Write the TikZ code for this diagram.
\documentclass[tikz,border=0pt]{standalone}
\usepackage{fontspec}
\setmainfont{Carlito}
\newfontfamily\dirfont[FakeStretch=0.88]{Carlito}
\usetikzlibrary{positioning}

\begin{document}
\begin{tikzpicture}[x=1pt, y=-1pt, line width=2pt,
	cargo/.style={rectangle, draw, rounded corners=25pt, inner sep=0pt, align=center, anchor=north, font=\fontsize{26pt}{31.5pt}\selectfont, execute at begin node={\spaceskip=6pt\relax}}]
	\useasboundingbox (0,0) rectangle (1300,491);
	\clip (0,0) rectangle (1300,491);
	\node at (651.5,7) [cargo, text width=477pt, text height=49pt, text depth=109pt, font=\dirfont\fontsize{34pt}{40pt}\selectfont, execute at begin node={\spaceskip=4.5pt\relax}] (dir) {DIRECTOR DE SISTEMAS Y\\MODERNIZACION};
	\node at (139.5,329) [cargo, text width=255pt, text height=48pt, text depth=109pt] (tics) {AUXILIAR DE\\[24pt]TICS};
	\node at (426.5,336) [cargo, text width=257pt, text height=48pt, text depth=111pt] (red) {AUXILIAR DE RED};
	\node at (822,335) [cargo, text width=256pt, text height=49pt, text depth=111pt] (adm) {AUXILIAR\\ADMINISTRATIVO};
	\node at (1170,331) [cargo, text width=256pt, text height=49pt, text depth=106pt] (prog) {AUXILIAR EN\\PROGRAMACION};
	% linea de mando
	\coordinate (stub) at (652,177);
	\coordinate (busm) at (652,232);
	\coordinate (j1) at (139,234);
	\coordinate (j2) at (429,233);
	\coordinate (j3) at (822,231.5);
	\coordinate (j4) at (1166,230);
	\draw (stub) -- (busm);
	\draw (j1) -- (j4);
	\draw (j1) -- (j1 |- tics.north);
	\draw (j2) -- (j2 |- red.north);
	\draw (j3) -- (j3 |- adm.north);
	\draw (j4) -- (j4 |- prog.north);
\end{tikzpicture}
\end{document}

----

**Exercise requirements**
The listing above should be transcribed in full, exactly as written.

**Complete output**
Write the TikZ code for this diagram.
\documentclass[tikz,border=0pt]{standalone}
\usepackage{fontspec}
\setmainfont{Carlito}
\newfontfamily\dirfont[FakeStretch=0.88]{Carlito}
\usetikzlibrary{positioning}

\begin{document}
\begin{tikzpicture}[x=1pt, y=-1pt, line width=2pt,
	cargo/.style={rectangle, draw, rounded corners=25pt, inner sep=0pt, align=center, anchor=north, font=\fontsize{26pt}{31.5pt}\selectfont, execute at begin node={\spaceskip=6pt\relax}}]
	\useasboundingbox (0,0) rectangle (1300,491);
	\clip (0,0) rectangle (1300,491);
	\node at (651.5,7) [cargo, text width=477pt, text height=49pt, text depth=109pt, font=\dirfont\fontsize{34pt}{40pt}\selectfont, execute at begin node={\spaceskip=4.5pt\relax}] (dir) {DIRECTOR DE SISTEMAS Y\\MODERNIZACION};
	\node at (139.5,329) [cargo, text width=255pt, text height=48pt, text depth=109pt] (tics) {AUXILIAR DE\\[24pt]TICS};
	\node at (426.5,336) [cargo, text width=257pt, text height=48pt, text depth=111pt] (red) {AUXILIAR DE RED};
	\node at (822,335) [cargo, text width=256pt, text height=49pt, text depth=111pt] (adm) {AUXILIAR\\ADMINISTRATIVO};
	\node at (1170,331) [cargo, text width=256pt, text height=49pt, text depth=106pt] (prog) {AUXILIAR EN\\PROGRAMACION};
	% linea de mando
	\coordinate (stub) at (652,177);
	\coordinate (busm) at (652,232);
	\coordinate (j1) at (139,234);
	\coordinate (j2) at (429,233);
	\coordinate (j3) at (822,231.5);
	\coordinate (j4) at (1166,230);
	\draw (stub) -- (busm);
	\draw (j1) -- (j4);
	\draw (j1) -- (j1 |- tics.north);
	\draw (j2) -- (j2 |- red.north);
	\draw (j3) -- (j3 |- adm.north);
	\draw (j4) -- (j4 |- prog.north);
\end{tikzpicture}
\end{document}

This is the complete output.